§ **WHAT YOU HAVE TO DO**: In the listing below, find the line containing "Rebuild this chart" and the line containing "plt.rcParams['font.family'] = ['Liberation". Repeat exactly those two lines and every line between them, nothing more.

§ **EXTRACTED RECORDS**:
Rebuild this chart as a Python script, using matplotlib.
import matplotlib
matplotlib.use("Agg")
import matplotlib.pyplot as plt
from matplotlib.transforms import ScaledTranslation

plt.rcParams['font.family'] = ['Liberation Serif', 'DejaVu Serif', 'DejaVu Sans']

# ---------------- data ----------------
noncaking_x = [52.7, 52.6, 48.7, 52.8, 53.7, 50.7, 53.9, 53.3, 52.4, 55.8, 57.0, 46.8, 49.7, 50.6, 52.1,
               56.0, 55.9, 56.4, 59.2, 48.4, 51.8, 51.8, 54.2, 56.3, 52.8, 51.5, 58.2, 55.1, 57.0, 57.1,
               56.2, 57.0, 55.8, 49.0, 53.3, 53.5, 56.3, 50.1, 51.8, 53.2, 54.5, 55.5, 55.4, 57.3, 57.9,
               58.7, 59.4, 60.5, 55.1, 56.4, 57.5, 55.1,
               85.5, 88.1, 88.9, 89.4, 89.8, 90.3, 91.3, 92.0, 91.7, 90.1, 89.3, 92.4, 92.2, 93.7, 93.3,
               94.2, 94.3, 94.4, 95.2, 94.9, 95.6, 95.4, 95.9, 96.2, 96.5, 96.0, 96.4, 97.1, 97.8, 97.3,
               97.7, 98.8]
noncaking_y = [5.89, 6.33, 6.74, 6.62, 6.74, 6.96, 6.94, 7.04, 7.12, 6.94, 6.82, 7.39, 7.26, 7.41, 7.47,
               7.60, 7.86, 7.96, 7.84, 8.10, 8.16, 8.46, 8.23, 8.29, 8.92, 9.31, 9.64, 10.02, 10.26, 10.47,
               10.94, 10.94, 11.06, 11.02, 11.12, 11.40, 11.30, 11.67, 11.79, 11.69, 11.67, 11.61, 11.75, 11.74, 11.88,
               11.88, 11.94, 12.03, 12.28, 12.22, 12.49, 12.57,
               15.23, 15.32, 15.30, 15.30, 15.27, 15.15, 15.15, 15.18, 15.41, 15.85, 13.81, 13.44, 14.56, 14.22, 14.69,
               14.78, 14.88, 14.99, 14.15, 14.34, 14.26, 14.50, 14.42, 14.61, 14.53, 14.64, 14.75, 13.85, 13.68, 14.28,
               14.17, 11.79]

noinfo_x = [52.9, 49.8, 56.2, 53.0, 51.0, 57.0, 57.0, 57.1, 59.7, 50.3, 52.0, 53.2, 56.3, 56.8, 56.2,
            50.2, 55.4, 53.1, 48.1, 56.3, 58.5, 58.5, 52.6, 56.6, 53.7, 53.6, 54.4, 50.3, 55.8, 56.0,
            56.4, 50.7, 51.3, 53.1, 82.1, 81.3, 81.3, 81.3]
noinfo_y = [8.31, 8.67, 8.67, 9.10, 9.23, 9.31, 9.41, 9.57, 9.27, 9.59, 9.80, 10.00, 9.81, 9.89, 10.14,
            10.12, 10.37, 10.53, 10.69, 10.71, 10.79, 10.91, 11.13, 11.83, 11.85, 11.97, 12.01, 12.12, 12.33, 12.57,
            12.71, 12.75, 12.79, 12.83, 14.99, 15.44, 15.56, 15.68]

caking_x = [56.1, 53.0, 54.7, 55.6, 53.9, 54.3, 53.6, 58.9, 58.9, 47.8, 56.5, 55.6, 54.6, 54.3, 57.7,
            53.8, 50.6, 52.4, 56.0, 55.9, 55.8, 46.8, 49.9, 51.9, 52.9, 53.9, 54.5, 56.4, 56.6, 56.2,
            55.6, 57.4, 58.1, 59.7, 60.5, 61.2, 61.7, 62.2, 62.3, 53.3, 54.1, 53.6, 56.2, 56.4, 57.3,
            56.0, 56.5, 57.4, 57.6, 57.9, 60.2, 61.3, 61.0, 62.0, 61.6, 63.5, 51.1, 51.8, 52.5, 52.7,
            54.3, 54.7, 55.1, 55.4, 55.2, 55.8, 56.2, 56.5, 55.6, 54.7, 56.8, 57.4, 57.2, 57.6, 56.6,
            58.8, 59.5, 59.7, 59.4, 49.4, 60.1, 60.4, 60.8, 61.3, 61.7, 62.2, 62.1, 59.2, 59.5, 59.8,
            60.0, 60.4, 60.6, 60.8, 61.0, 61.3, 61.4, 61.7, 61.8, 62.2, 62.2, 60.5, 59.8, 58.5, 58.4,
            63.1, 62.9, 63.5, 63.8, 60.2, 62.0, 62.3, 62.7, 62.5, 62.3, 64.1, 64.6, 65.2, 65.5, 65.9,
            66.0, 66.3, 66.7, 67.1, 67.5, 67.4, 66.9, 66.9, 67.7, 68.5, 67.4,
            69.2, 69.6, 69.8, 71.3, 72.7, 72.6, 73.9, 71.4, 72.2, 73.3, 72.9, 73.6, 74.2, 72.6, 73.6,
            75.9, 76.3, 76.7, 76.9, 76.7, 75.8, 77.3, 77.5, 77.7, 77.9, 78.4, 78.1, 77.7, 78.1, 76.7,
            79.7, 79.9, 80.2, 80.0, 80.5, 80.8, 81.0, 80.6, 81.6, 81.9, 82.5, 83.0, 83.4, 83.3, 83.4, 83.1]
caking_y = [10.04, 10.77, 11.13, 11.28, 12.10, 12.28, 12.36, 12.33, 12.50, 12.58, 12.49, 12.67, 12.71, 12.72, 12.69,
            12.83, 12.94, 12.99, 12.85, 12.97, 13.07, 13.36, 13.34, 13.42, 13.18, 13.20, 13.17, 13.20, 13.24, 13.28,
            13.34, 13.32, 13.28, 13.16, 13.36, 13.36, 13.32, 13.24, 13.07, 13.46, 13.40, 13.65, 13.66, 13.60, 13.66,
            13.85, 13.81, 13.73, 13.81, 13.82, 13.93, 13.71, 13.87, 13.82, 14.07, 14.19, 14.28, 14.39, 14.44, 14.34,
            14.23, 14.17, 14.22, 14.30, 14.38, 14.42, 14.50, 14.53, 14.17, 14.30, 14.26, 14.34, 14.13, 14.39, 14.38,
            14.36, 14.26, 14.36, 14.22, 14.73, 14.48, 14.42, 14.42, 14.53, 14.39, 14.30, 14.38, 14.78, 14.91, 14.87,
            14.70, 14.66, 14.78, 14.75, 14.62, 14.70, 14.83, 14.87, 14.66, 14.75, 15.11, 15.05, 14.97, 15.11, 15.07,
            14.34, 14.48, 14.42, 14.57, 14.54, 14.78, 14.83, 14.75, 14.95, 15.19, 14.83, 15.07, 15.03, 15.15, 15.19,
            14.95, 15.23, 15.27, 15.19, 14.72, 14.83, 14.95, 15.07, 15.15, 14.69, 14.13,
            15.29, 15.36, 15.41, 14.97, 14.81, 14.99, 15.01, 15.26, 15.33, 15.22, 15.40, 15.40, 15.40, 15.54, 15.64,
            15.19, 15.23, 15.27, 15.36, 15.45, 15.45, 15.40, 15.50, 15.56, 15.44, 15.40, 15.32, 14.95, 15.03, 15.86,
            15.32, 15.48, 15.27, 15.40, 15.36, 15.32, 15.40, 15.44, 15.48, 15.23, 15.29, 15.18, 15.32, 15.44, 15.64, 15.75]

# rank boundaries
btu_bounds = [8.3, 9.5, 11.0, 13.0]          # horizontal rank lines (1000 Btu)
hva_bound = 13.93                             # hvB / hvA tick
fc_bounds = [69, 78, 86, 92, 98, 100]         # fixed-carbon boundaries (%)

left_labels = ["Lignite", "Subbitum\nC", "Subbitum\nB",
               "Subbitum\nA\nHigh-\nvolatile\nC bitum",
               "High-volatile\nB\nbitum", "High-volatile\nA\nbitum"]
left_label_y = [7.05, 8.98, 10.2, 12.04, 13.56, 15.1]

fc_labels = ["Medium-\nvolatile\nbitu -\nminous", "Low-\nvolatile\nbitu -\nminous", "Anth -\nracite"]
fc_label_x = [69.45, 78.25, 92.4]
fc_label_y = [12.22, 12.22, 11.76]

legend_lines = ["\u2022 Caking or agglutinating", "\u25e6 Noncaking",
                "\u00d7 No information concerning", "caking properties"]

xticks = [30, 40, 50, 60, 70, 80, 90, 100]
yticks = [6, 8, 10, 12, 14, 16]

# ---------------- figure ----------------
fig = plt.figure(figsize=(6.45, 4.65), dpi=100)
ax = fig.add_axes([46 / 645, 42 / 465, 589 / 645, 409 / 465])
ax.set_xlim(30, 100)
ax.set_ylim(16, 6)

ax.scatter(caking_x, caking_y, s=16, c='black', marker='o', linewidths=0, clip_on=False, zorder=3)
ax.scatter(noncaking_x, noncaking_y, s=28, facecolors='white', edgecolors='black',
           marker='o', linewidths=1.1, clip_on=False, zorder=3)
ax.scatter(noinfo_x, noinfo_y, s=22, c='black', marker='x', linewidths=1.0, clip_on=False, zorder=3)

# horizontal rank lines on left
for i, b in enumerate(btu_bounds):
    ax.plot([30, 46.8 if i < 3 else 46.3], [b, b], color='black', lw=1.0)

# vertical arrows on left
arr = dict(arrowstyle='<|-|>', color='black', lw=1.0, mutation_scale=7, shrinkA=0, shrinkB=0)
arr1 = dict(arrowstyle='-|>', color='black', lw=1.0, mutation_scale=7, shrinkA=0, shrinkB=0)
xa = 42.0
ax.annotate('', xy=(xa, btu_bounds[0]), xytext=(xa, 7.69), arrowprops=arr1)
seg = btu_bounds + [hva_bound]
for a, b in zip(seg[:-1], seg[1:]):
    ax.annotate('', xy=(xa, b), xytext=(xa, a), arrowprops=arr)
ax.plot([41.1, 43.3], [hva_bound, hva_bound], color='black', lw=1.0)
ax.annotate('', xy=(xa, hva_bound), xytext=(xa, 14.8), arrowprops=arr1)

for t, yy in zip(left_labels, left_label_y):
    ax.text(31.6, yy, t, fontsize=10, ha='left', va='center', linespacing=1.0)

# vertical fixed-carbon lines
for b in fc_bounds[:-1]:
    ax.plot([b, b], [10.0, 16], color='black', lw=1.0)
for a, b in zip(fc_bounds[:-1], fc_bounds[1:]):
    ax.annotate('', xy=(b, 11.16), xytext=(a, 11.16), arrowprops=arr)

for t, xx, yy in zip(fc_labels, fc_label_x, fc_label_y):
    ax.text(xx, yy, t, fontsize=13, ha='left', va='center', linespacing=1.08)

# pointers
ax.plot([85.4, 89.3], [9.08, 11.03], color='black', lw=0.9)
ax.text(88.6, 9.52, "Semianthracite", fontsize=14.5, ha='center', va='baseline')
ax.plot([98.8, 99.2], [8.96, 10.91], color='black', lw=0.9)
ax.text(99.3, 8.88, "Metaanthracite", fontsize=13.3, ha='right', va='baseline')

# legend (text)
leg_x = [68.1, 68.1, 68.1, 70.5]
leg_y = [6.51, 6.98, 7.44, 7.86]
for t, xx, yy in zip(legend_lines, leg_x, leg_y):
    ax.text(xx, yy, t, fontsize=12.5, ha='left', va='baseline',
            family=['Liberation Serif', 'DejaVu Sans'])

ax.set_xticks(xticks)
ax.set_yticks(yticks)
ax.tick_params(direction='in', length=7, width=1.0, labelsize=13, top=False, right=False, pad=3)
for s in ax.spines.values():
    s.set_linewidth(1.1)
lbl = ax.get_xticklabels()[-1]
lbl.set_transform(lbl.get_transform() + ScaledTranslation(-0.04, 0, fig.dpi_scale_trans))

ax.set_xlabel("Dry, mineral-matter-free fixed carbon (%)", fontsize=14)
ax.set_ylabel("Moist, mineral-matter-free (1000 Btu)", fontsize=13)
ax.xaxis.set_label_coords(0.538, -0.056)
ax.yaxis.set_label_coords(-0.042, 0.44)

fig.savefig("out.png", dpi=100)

...

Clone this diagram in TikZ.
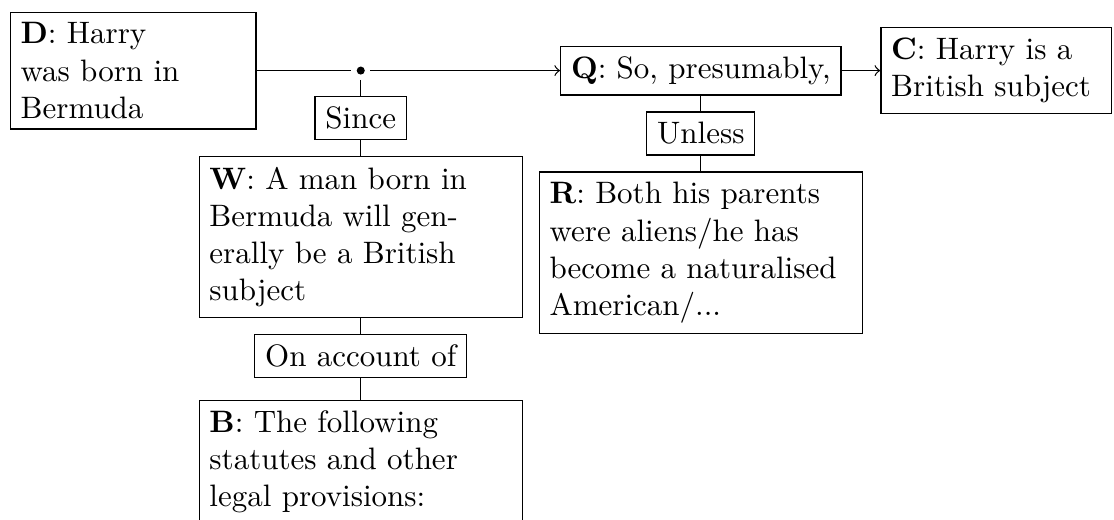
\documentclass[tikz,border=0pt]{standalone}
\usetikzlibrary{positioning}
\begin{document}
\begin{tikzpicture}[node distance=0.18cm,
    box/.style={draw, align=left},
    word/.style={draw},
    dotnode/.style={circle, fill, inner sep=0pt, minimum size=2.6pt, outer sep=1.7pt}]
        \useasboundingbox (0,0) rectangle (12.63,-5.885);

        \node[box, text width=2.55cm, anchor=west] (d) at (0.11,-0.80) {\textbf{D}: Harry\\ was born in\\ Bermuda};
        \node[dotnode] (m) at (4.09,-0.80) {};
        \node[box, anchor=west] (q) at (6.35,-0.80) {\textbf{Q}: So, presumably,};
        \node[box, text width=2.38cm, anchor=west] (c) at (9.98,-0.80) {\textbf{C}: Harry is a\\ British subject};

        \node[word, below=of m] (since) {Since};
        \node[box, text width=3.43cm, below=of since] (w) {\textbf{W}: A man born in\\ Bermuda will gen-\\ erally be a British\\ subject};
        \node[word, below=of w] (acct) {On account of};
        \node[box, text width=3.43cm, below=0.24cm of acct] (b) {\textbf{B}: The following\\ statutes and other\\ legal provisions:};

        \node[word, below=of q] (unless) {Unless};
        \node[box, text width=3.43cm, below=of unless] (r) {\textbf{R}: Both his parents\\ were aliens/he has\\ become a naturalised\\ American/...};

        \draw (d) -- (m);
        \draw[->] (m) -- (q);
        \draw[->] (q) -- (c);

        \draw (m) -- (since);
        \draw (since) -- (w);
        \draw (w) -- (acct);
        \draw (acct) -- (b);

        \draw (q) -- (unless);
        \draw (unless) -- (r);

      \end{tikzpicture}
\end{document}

§ **ANSWER TO THE PROBLEM**:
Rebuild this chart as a Python script, using matplotlib.
import matplotlib
matplotlib.use("Agg")
import matplotlib.pyplot as plt
from matplotlib.transforms import ScaledTranslation

plt.rcParams['font.family'] = ['Liberation Serif', 'DejaVu Serif', 'DejaVu Sans']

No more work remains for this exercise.